Hyperlinks (and any text ad or informational copy) of the randomly selected plurality of websites are displayed on the web page that was analyzed to return such randomly selected plurality of websites from the publisher match server 104. This may be on a text ads subscriber 200 web page or on a web page 194 of a publisher 190. The logger 116 of the publisher match server 104 or the tracker 212 of the text ads server 208 can then track click activity on these hyperlinks so that the publisher match server 104 can accurately pay revenue to text ads subscribers 200 that direct traffic to target web pages as discussed previously.
Various modifications, changes, and variations apparent to those of skill in the art may be made in the arrangement, operation, and details of the methods and systems disclosed. The embodiments may include various steps, which may be embodied in machine-executable instructions to be executed by a general-purpose or special-purpose computer (or other electronic device). Alternatively, the steps may be performed by hardware components that contain specific logic for performing the steps, or by any combination of hardware, software, and/or firmware.

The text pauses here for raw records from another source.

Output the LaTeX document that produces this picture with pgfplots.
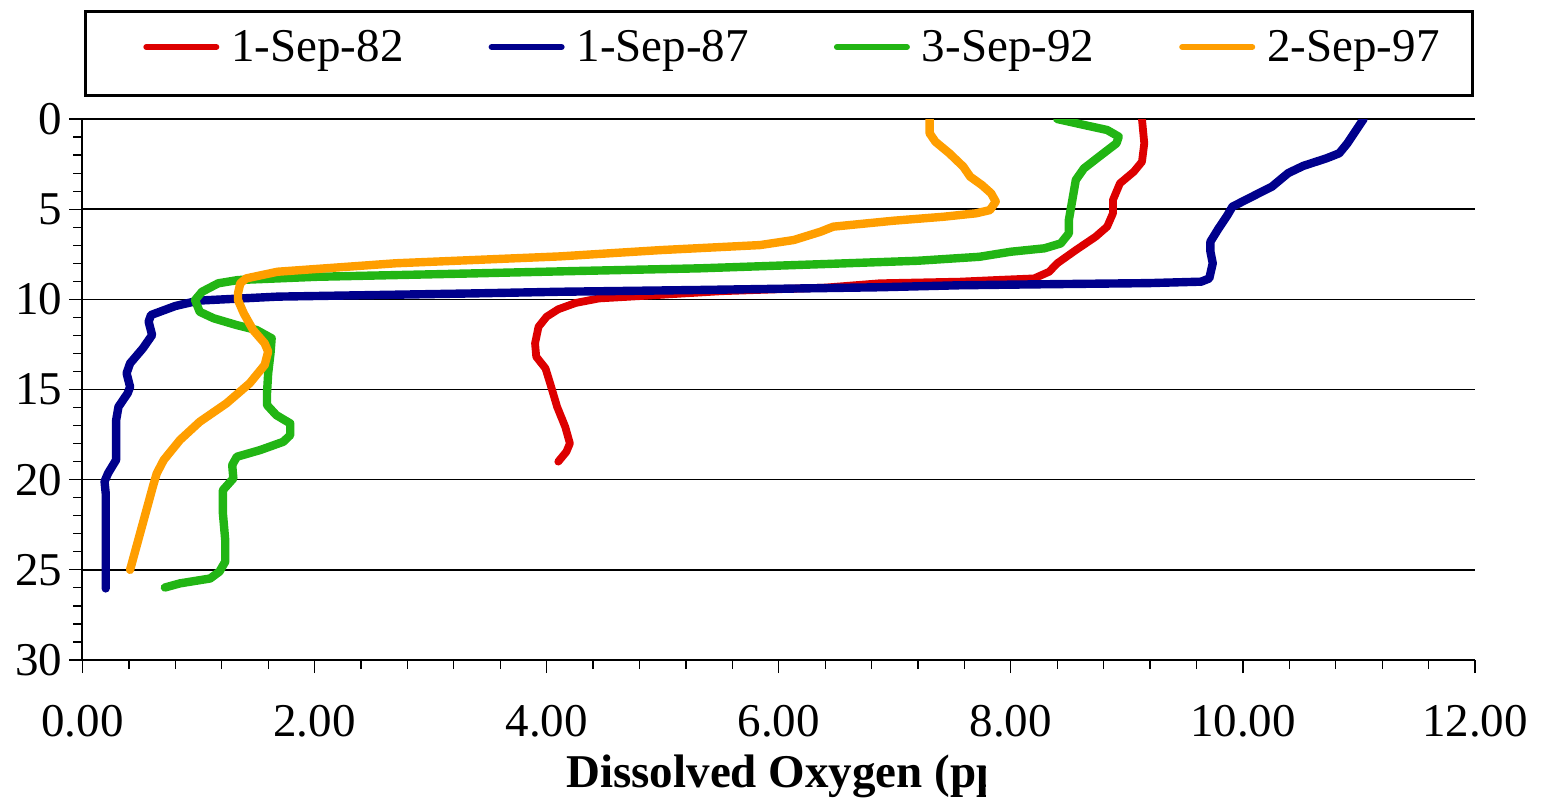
\documentclass[border=0pt]{standalone}
\usepackage{pgfplots}
\pgfplotsset{compat=1.18}
\usepackage{fontspec}
\setmainfont{Liberation Serif}
\definecolor{cred}{RGB}{221,0,0}
\definecolor{cblue}{RGB}{0,0,140}
\definecolor{cgreen}{RGB}{34,181,20}
\definecolor{corange}{RGB}{255,158,0}
\newcommand{\bigf}{\fontsize{23.5}{28}\selectfont}
\begin{document}
\begin{tikzpicture}
\useasboundingbox (0,0) rectangle (776pt,399pt);
\begin{axis}[
  at={(41.25pt,69pt)}, anchor=south west,
  scale only axis, width=696.25pt, height=270.5pt,
  xmin=0, xmax=12, ymin=0, ymax=30, y dir=reverse,
  axis x line=bottom, axis y line=left,
  axis line style={-, line width=1pt, black},
  xtick={0,2,4,6,8,10,12},
  xticklabels={0.00,2.00,4.00,6.00,8.00,10.00,12.00},
  ytick={0,5,10,15,20,25,30},
  yticklabels={0,5,10,15,20,25,30},
  minor x tick num=4, minor y tick num=4,
  tick align=outside, major tick length=6.5pt, minor tick length=4.5pt,
  tick style={black, line width=0.6pt},
  ymajorgrids, grid style={black, line width=0.75pt},
  ticklabel style={font=\bigf},
  xticklabel style={yshift=-12.5pt},
  legend columns=4,
  legend image code/.code={\draw[#1,line width=3pt,line cap=round] (2pt,0pt) -- (37pt,0pt);},
  legend style={at={(0.0434,1.1331)}, anchor=west, draw=none, fill=none,
    inner sep=0pt, font=\bigf, nodes={inner sep=0pt},
    /tikz/every odd column/.append style={column sep=6pt},
    /tikz/every even column/.append style={column sep=42.5pt}},
  every axis plot/.append style={line width=4.2pt, line join=round, line cap=round},
]
\addplot[cred, line width=3.9pt] table {
x y
9.13 0
9.15 1.35
9.13 2.37
9.06 2.92
8.94 3.57
8.88 4.49
8.88 5.23
8.83 5.97
8.73 6.53
8.56 7.27
8.40 8.00
8.33 8.47
8.20 8.84
7.87 8.93
7.56 9.02
6.87 9.11
6.40 9.35
5.50 9.55
4.80 9.82
4.45 9.95
4.25 10.20
4.10 10.55
4.00 10.96
3.93 11.52
3.90 12.44
3.91 13.18
3.99 13.83
4.03 14.66
4.09 15.96
4.16 17.07
4.20 17.99
4.17 18.45
4.10 19.00
};
\addlegendentry{1-Sep-82}
\addplot[cblue] table {
x y
11.04 0
10.90 1.35
10.83 1.90
10.72 2.18
10.52 2.60
10.39 3.00
10.25 3.75
10.05 4.40
9.91 4.86
9.86 5.40
9.79 6.07
9.72 6.80
9.72 7.36
9.74 8.00
9.71 8.84
9.64 9.02
9.19 9.10
8.20 9.17
7.56 9.22
6.87 9.33
5.32 9.48
4.11 9.58
3.38 9.67
1.68 9.85
1.00 10.07
0.80 10.37
0.59 10.87
0.57 11.24
0.60 11.98
0.52 12.72
0.41 13.55
0.38 14.10
0.41 14.85
0.39 15.20
0.31 15.96
0.29 16.70
0.29 18.17
0.29 18.90
0.22 19.65
0.19 20.10
0.20 20.75
0.20 26.03
};
\addlegendentry{1-Sep-87}
\addplot[cgreen] table {
x y
8.40 0
8.63 0.33
8.83 0.61
8.93 0.98
8.91 1.35
8.76 2.09
8.63 2.74
8.56 3.38
8.53 4.49
8.50 5.60
8.50 6.34
8.43 6.90
8.29 7.17
8.00 7.36
7.73 7.64
7.20 7.86
6.41 8.04
5.32 8.28
4.11 8.45
3.38 8.56
2.02 8.75
1.34 8.93
1.17 9.11
1.03 9.58
0.97 10.04
1.01 10.69
1.13 11.05
1.33 11.43
1.50 11.70
1.63 12.16
1.62 13.00
1.60 14.10
1.59 15.20
1.59 15.86
1.67 16.42
1.79 16.88
1.79 17.53
1.73 17.90
1.53 18.36
1.33 18.73
1.29 19.19
1.30 19.93
1.21 20.58
1.21 21.87
1.23 23.35
1.23 24.55
1.18 25.10
1.10 25.48
0.84 25.75
0.71 25.98
};
\addlegendentry{3-Sep-92}
\addplot[corange] table {
x y
7.30 0
7.30 0.79
7.35 1.26
7.47 1.90
7.59 2.64
7.65 3.20
7.75 3.66
7.83 4.12
7.87 4.58
7.82 5.05
7.70 5.23
7.42 5.42
6.99 5.64
6.47 5.97
6.36 6.25
6.13 6.71
5.84 6.99
4.98 7.27
4.11 7.62
2.70 8.00
1.68 8.47
1.41 8.84
1.36 9.11
1.34 9.67
1.34 10.04
1.39 10.78
1.47 11.70
1.57 12.44
1.60 12.90
1.57 13.64
1.44 14.66
1.24 15.77
1.01 16.79
0.84 17.80
0.70 18.91
0.64 19.65
0.61 20.30
0.41 25.00
};
\addlegendentry{2-Sep-97}
\end{axis}
\draw[line width=1.5pt] (42.75pt,393.25pt) rectangle (736.25pt,351.25pt);
\begin{scope}
\clip (0,0) rectangle (492.5pt,30pt);
\node[anchor=base west, inner sep=0pt, font=\bigf\bfseries] at (283pt,5.5pt) {Dissolved Oxygen (pp};
\end{scope}
\end{tikzpicture}
\end{document}
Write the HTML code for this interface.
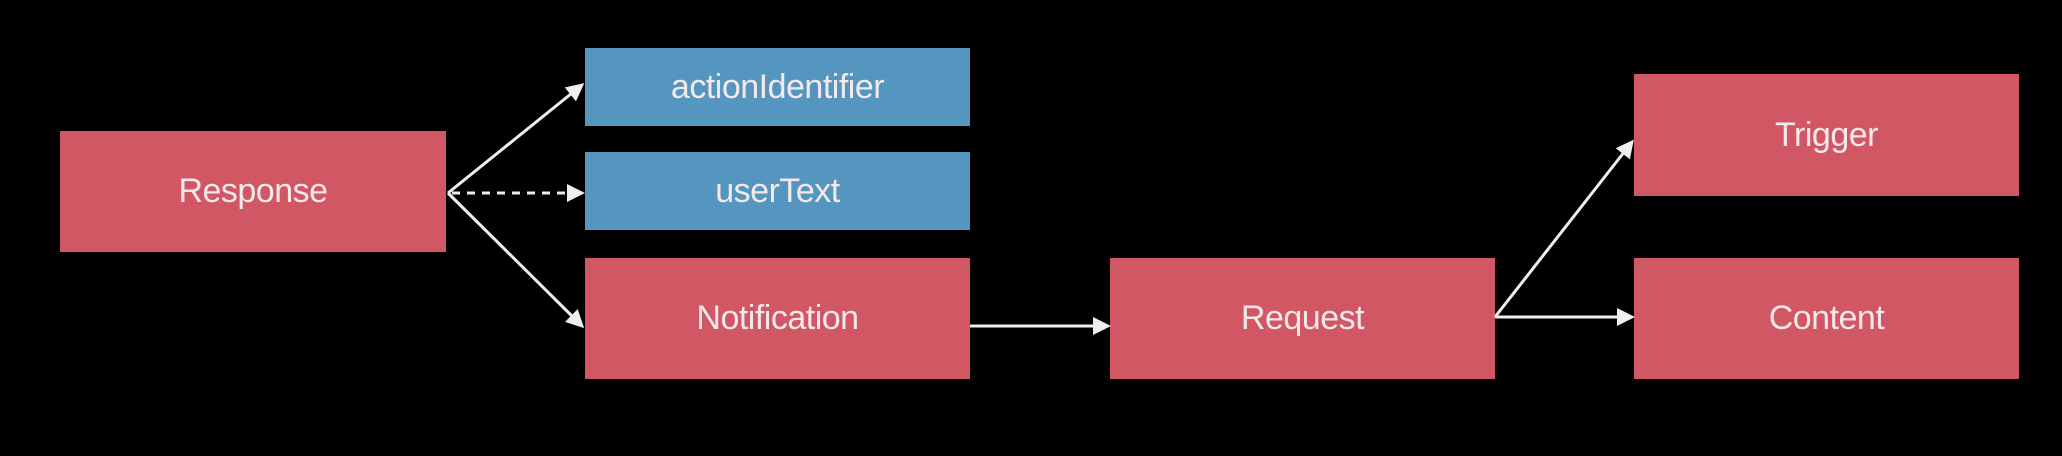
<!DOCTYPE html>
<html><head><meta charset="utf-8"><style>
html,body{margin:0;padding:0;background:#000;}
body{width:2062px;height:456px;position:relative;overflow:hidden;font-family:"Liberation Sans",sans-serif;}
.b{position:absolute;display:flex;align-items:center;justify-content:center;color:#f4e8ea;font-size:34px;letter-spacing:-0.5px;}
.r{background:#d05763;}
.u{background:#5596c0;}
svg{position:absolute;left:0;top:0;}
</style></head><body>
<div class="b r" style="left:60px;top:131px;width:386px;height:121px;">Response</div>
<div class="b u" style="left:585px;top:48px;width:385px;height:78px;">actionIdentifier</div>
<div class="b u" style="left:585px;top:152px;width:385px;height:78px;">userText</div>
<div class="b r" style="left:585px;top:258px;width:385px;height:121px;">Notification</div>
<div class="b r" style="left:1110px;top:258px;width:385px;height:121px;">Request</div>
<div class="b r" style="left:1634px;top:74px;width:385px;height:122px;">Trigger</div>
<div class="b r" style="left:1634px;top:258px;width:385px;height:121px;">Content</div>
<svg width="2062" height="456">
<defs><marker id="a" markerWidth="6" markerHeight="6" refX="5" refY="3" orient="auto" markerUnits="strokeWidth"><path d="M0,0 L6,3 L0,6 z" fill="#eee"/></marker></defs>
<g stroke="#eee" stroke-width="3" fill="none">
<line x1="448" y1="193" x2="582" y2="85" marker-end="url(#a)"/>
<line x1="452" y1="193" x2="582" y2="193" stroke-dasharray="8,7" marker-end="url(#a)"/>
<line x1="448" y1="193" x2="582" y2="326" marker-end="url(#a)"/>
<line x1="970" y1="326" x2="1108" y2="326" marker-end="url(#a)"/>
<line x1="1495" y1="317" x2="1632" y2="142" marker-end="url(#a)"/>
<line x1="1495" y1="317" x2="1632" y2="317" marker-end="url(#a)"/>
</g>
</svg>
</body></html>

Embodiments may also be provided as a computer program product including a machine-readable medium having stored thereon instructions that may be used to program a computer (or other electronic device) to perform processes described herein. The machine-readable medium may include, but is not limited to, floppy diskettes, optical disks, CD-ROMs, DVD-ROMs, ROMs, RAMs, EPROMs, EEPROMs, magnetic or optical cards, propagation media or other type of media/machine-readable medium suitable for storing electronic instructions. For example, instructions for performing described processes may be transferred from a remote computer (e.g., a server) to a requesting computer (e.g., a client) by way of data signals embodied in a carrier wave or other propagation medium via a communication link (e.g., network connection).